Mark Fossum says he's certain a Minnesota diversion will run near his farm. He wonders if he will still have a farm.

"Who wants to move? These are family farms, this is our livelihood," he said. "What are you supposed to do? Where are you supposed to build? Everybody has their concerns and so do we. [It's] a lot to think about for everybody."

Many Fargo-Moorhead residents favor a diversion ditch to route part of the Red River around the cities. The ditches could be from a quarter- to a half-mile wide and 15 to 20 miles long.

Bluhm says he was a little surprised by the public interest in the flood control projects, but he says it's good to see the community actively engaged in what will be a massive project, with a price tag projected to be near $1 billion.

"A project this size has never been built in the region," Bluhm said. "The Grand Forks project is in scale of magnitude a fraction of this. I think it's going to take a little time for people to digest what we've given them."

There's not a lot of time. The Army Corps of Engineers needs input in the next month from local officials on which plan they prefer. The Corps wants to narrow the project options to one by January.

Moorhead City Engineer Bob Zimmerman said there are more questions than answers for many residents, but he said it's critical everyone agree to support a plan. Without local concensus, the Corps will not build a flood control project.

"I think this is a once in a lifetime opportunity," he said. "Part of the challenge is it's a short period of time to do a lot of work and make a lot of decisions.
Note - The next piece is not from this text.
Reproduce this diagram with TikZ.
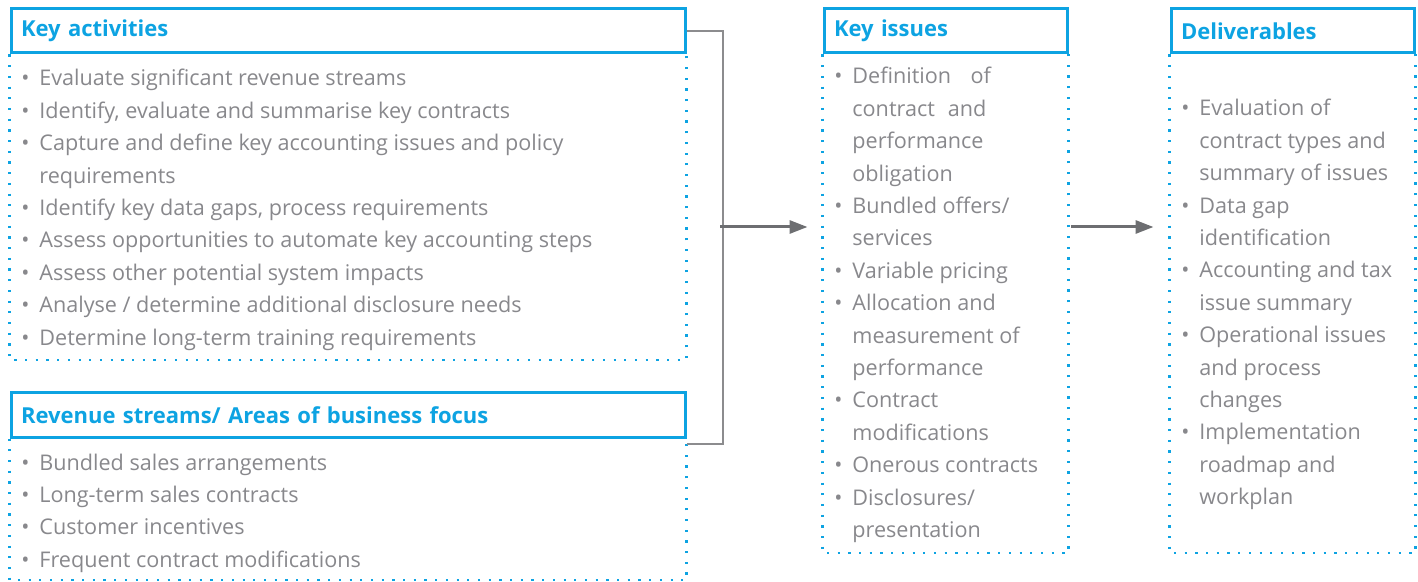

Our local leaders are going to have a big burden to get through all of that, but I have confidence we'll get there."

The Army Corps of Engineers will take public comment on the proposed flood control plans for about a month. In January, they expect to be back in Fargo-Moorhead holding more public meetings to talk about the plan they will take to congress for funding.

The earliest construction could start is 2012 and the project would take at least four years to complete.